Nu appellante zich niet aan de in de vaststellingsovereenkomst vermelde afspraken heeft gehouden, was het college niet gehouden conform de vaststellingsovereenkomst de bij besluit van 18 december 2013 opgelegde maatregel te verlagen. In dit verband is geen ruimte voor een beoordeling van de ter zitting door appellante aangevoerde beroepsgrond dat een maatregel van twee maanden niet proportioneel is, nu de maatregel van 18 december 2013 hier niet ter beoordeling voorligt.
Bestreden besluit 1I
4.5.
Niet in geschil is dat appellante in de week vanaf 24 februari 2014 en in de week vanaf
3 maart 2014 zonder gegronde reden niet of te weinig heeft gesolliciteerd waardoor appellante niet heeft voldaan aan de ingevolge artikel 9, eerste lid, aanhef en onder b, van de WWB op haar rustende arbeidsverplichtingen. Appellante heeft niet gesteld dat elke vorm van verwijtbaarheid ontbreekt. De commissie was dan ook gehouden met toepassing van
artikel 18, tweede lid, van de WWB de bijstand te verlagen. Deze verlaging is in overeenstemming met de Afstemmingsverordening. Appellante heeft aangevoerd dat de verlaging van de bijstand gedurende één maand met 20% als onevenredig moet worden aangemerkt en dat had kunnen worden volstaan met een waarschuwing. Deze beroepsgrond treft geen doel. Door het niet of te weinig solliciteren heeft appellante de mogelijke uitstroom naar betaalde arbeid belemmerd. Het college hoefde geen aanleiding te zien om te volstaan met een waarschuwing nu appellante, zoals onder 4.3 is vermeld, al eerder niet het afgesproken aantal sollicitaties had verricht.
4.6.
Uit 4.3 tot en met 4.5 volgt dat het hoger beroep niet slaagt. De aangevallen uitspraak moet daarom worden bevestigd.

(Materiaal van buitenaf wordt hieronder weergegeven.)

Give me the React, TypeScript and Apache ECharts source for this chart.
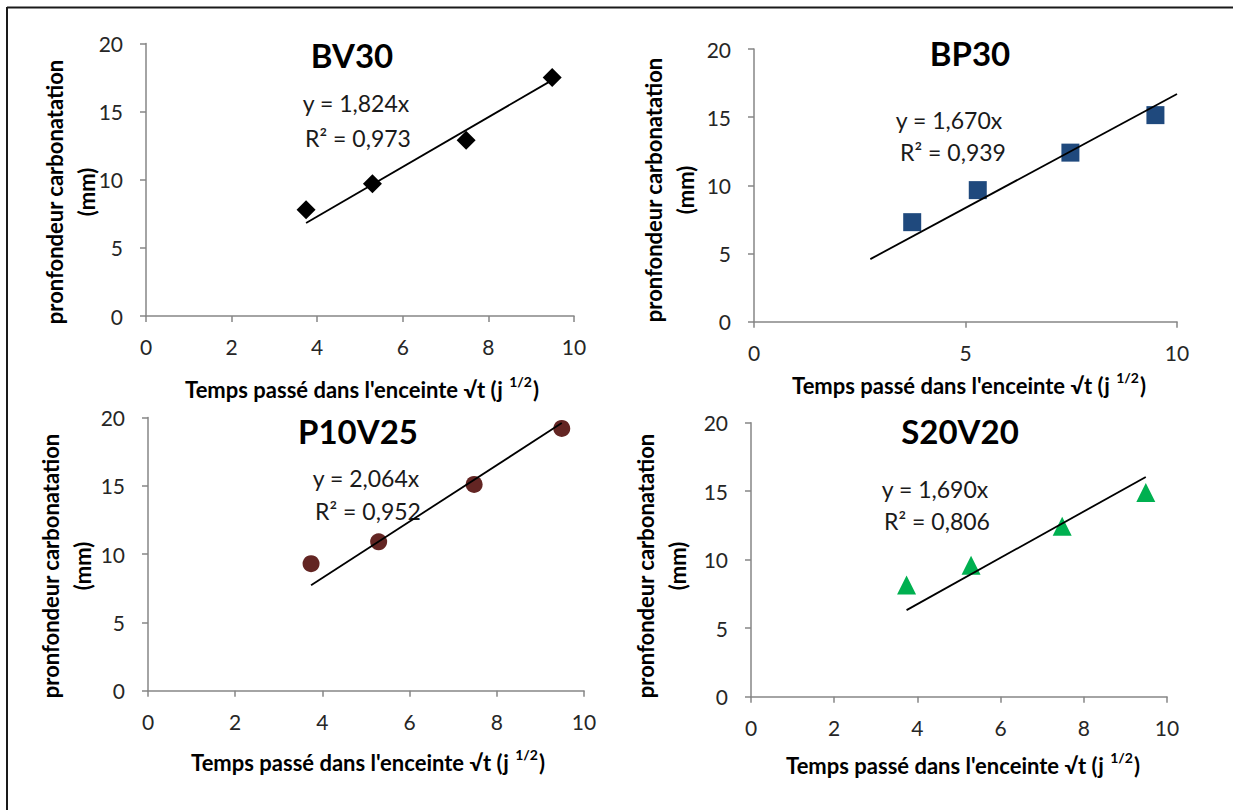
import React, { useEffect, useRef } from "react";
import * as echarts from "echarts";

const FONT = "Lato";

// sqrt(t) values (x)
const xBV30 = [3.74, 5.29, 7.48, 9.49];
const yBV30 = [7.8, 9.7, 12.9, 17.5];
const trendBV30 = [[3.74, 6.82], [9.49, 17.31]];

const xBP30 = [3.74, 5.29, 7.48, 9.49];
const yBP30 = [7.3, 9.65, 12.4, 15.15];
const trendBP30 = [[2.75, 4.59], [10, 16.7]];

const xP10V25 = [3.74, 5.29, 7.48, 9.49];
const yP10V25 = [9.3, 10.9, 15.1, 19.2];
const trendP10V25 = [[3.74, 7.72], [9.49, 19.59]];

const xS20V20 = [3.74, 5.29, 7.48, 9.49];
const yS20V20 = [8.15, 9.6, 12.45, 14.9];
const trendS20V20 = [[3.74, 6.32], [9.49, 16.04]];

const titles = ["BV30", "BP30", "P10V25", "S20V20"];
const eqLines = ["y = 1,824x", "y = 1,670x", "y = 2,064x", "y = 1,690x"];
const r2Values = ["0,973", "0,939", "0,952", "0,806"];
const xIntervals = [2, 5, 2, 2];

const panels = [
  { xs: xBV30, ys: yBV30, trend: trendBV30, symbol: "diamond", size: 19, color: "#000000",
    grid: { left: 146, top: 43.5, width: 428, height: 272.5 },
    title: [352, 55], eq: [356, 103], r2: [358, 138], yt: [70, 192], xt: [362, 387] },
  { xs: xBP30, ys: yBP30, trend: trendBP30, symbol: "rect", size: 18, color: "#1F497D",
    grid: { left: 754, top: 49, width: 423, height: 272.7 },
    title: [970, 53], eq: [949, 120], r2: [953, 152], yt: [669, 190], xt: [969, 383] },
  { xs: xP10V25, ys: yP10V25, trend: trendP10V25, symbol: "circle", size: 17, color: "#632523",
    grid: { left: 148, top: 417.5, width: 436, height: 273.2 },
    title: [358, 431], eq: [366, 478], r2: [368, 511], yt: [66, 566], xt: [368, 760] },
  { xs: xS20V20, ys: yS20V20, trend: trendS20V20, symbol: "triangle", size: 19, color: "#00B050",
    grid: { left: 751, top: 422.7, width: 416, height: 274 },
    title: [960, 431], eq: [935, 489], r2: [937, 521], yt: [661, 566], xt: [963, 763] },
];

export default function App() {
  const ref = useRef<HTMLDivElement>(null);
  useEffect(() => {
    if (!ref.current) return;
    const chart = echarts.init(ref.current, undefined, { renderer: "svg" });
    const axisColor = "#868686";
    const grids: any[] = [];
    const xAxes: any[] = [];
    const yAxes: any[] = [];
    const series: any[] = [];
    const graphics: any[] = [
      { type: "line", shape: { x1: 7, y1: 7.5, x2: 1233, y2: 7.5 }, style: { stroke: "#1a1a1a", lineWidth: 2 } },
      { type: "line", shape: { x1: 7, y1: 7, x2: 7, y2: 810 }, style: { stroke: "#1a1a1a", lineWidth: 2 } },
    ];
    panels.forEach((p, i) => {
      grids.push({ ...p.grid, containLabel: false });
      xAxes.push({
        type: "value", gridIndex: i, min: 0, max: 10, interval: xIntervals[i],
        axisLine: { show: true, onZero: false, lineStyle: { color: axisColor, width: 1.5 } },
        axisTick: { show: true, length: 6, lineStyle: { color: axisColor, width: 1.5 } },
        axisLabel: { color: "#262626", fontSize: 21, fontFamily: FONT, margin: 20 },
        splitLine: { show: false },
      });
      yAxes.push({
        type: "value", gridIndex: i, min: 0, max: 20, interval: 5,
        axisLine: { show: true, onZero: false, lineStyle: { color: axisColor, width: 1.5 } },
        axisTick: { show: true, length: 6, lineStyle: { color: axisColor, width: 1.5 } },
        axisLabel: { color: "#262626", fontSize: 21, fontFamily: FONT, margin: 23 },
        splitLine: { show: false },
      });
      series.push({
        type: "line", xAxisIndex: i, yAxisIndex: i, data: p.trend, showSymbol: false,
        symbol: "none", lineStyle: { color: "#000", width: 1.8 }, silent: true, z: 3,
      });
      series.push({
        type: "scatter", xAxisIndex: i, yAxisIndex: i,
        data: p.xs.map((x, k) => [x, p.ys[k]]),
        symbol: p.symbol, symbolSize: p.size, itemStyle: { color: p.color, opacity: 1 }, z: 2,
      });
      graphics.push({
        type: "text", x: p.title[0], y: p.title[1],
        style: { text: titles[i], font: `bold 33px ${FONT}`, fill: "#000", align: "center", verticalAlign: "middle" },
      });
      graphics.push({
        type: "text", x: p.eq[0], y: p.eq[1],
        style: { text: eqLines[i], font: `23px ${FONT}`, fill: "#1a1a1a", align: "center", verticalAlign: "middle" },
      });
      graphics.push({
        type: "text", x: p.r2[0], y: p.r2[1],
        style: { text: "R² = " + r2Values[i], font: `23px ${FONT}`, fill: "#1a1a1a", align: "center", verticalAlign: "middle" },
      });
      graphics.push({
        type: "text", x: p.yt[0], y: p.yt[1], rotation: Math.PI / 2,
        style: {
          text: "pronfondeur carbonatation\n(mm)", font: `bold 22px ${FONT}`, fill: "#000",
          align: "center", verticalAlign: "middle", lineHeight: 32,
        },
      });
      graphics.push({
        type: "text", x: p.xt[0], y: p.xt[1],
        style: {
          text: "{a|Temps passé dans l'enceinte √t (j }{s|1/2}{a|)}",
          align: "center", verticalAlign: "middle",
          rich: {
            a: { font: `bold 22px ${FONT}`, fill: "#000", lineHeight: 26, verticalAlign: "bottom" },
            s: { font: `bold 14px ${FONT}`, fill: "#000", lineHeight: 26, verticalAlign: "top", padding: [0, 1, 9, 1] },
          },
        },
      });
    });
    chart.setOption({
      animation: false,
      backgroundColor: "#ffffff",
      grid: grids,
      xAxis: xAxes,
      yAxis: yAxes,
      series,
      graphic: graphics,
    });
    return () => chart.dispose();
  }, []);
  return (
    <div
      ref={ref}
      style={{ position: "fixed", left: 0, top: 0, width: 1233, height: 810, background: "#fff" }}
    />
  );
}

5. Voor een veroordeling in de proceskosten bestaat geen aanleiding.

BESLISSING

De Centrale Raad van Beroep bevestigt de aangevallen uitspraak.
Deze uitspraak is gedaan door J.T.H. Zimmerman, in tegenwoordigheid van L.V. van Donk als griffier. De beslissing is uitgesproken in het openbaar op 22 november 2016.